1. The ability to buy, required in a purchaser obtained by a real-estate broker as a condition to the broker’s right to earn a commission for his services, is the final ability to meet the required terms of the sale. It does not mean solvency or ability to respond in damages for a breach of the contract. Shaw v. Chiles, 9 Ga. App. 460 (2) (71 S. E. 745). The fact that the purchaser, at the time of his procurement by the broker, owned real estate upon which a homestead had been taken would not necessarily affect the purchaser’s ability to meet the terms of thfe contract of sale.
2. The charge of the court, even if it contained an inaccurate statement of the evidence, as contended in the fifth ground of the amendment to the motion for a new trial, could not have misled the jury, since such alleged misstatement did not pertain to issues upon which the case was tried and determined.

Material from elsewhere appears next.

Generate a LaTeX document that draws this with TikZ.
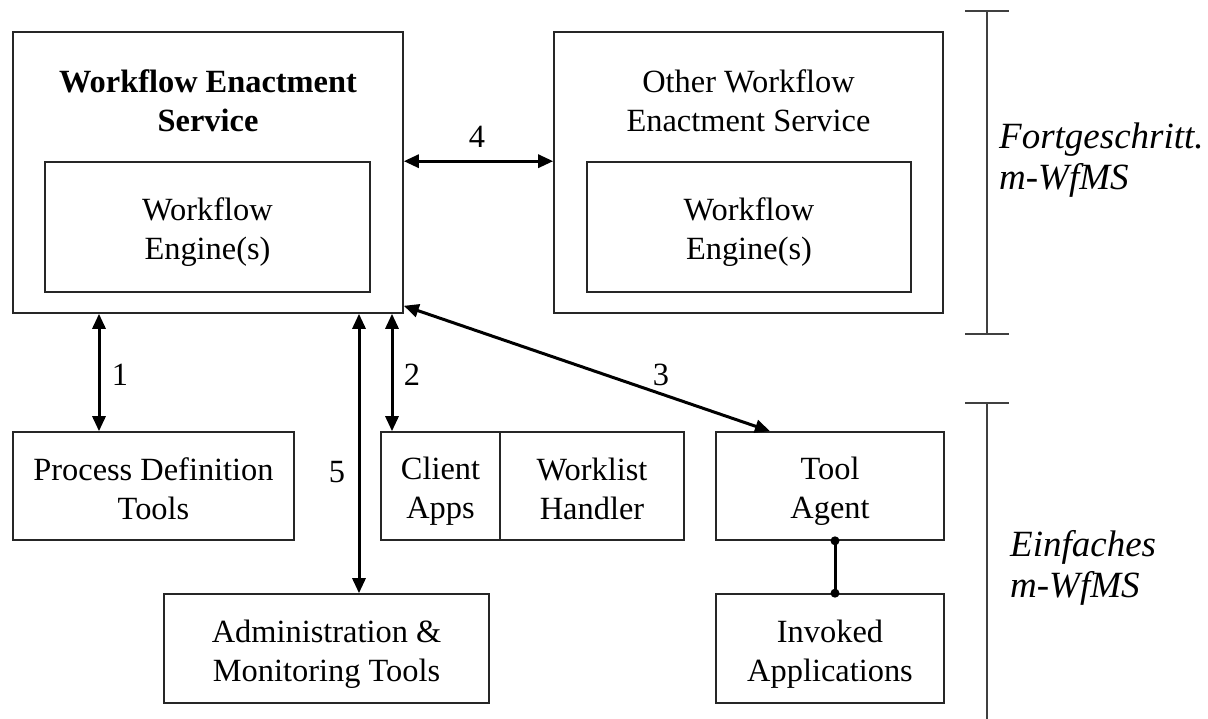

3. The court having charged the jury that it was an issue of fact whether or not any contract existed as alleged by the plaintiff, and that the burden was upon the plaintiff to prove the existence of the contract, a statement elsewhere in the charge, that “ the plaintiff contends that he did all that his contract required and that the sale was not consummated because the defendant refused to do her part,” and that “ the defendant contends to the contrary, and therefore you have before you an issue of fact or facts ‘to .determine,”' was not subject to the objection that it expressed an opinion favorable to the existence of a contract.
4. Under the foregoing rulings the petition was good as against the demurrers interposed, and the grounds of the motion for a new trial are without merit.
5. The petition was otherwise good as against the demurrers interposed, and the evidence authorized the verdict rendered in behalf of the plaintiff.
Judgment affirmed.
Jenkins, P. J., and Bell, J., eoneur.